There are several reasons for this:
1. Training Process: Training a large language model requires immense computational resources and time. The process involves feeding the AI massive amounts of text data and then refining its ability to predict and generate text based on that data. Once training begins, the model can't incorporate new information until a new round of training is started, which usually happens periodically rather than continuously.
2. Stability and Testing: After training, the model undergoes testing and fine-tuning to ensure it performs well across various tasks. Locking the model's knowledge to a specific cut-off date helps developers stabilize the AI's behavior and thoroughly test it without worrying about fluctuating information that might cause inconsistencies.
3. Quality Assurance: If the model were constantly updated with new information, it would be difficult to maintain quality control. Developers need to ensure that the data being fed to the AI is accurate and reliable.
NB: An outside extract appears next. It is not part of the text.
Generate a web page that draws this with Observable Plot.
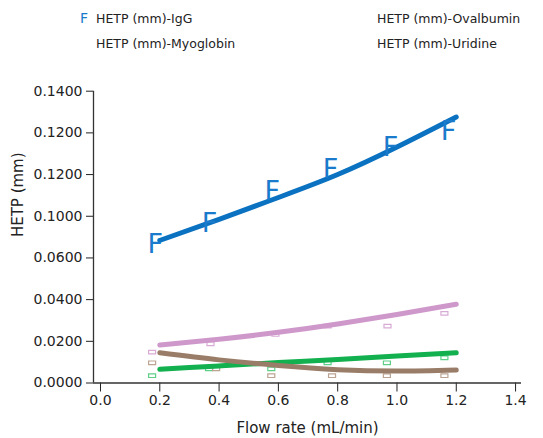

Periodic updates with clearly defined cut-off dates allow for more rigorous quality assurance.
4. Practicality: Given the scale of data involved, continuously updating the AI's knowledge in real-time would be impractical. It's more efficient to collect, curate, and then update the model's information in large batches, which is why the AI might not have knowledge of events or developments that occurred after its last training update.
This cut-off is why generative AI tools may not be aware of the latest events or newly developed concepts, and it's why they often remind users that their knowledge might be outdated.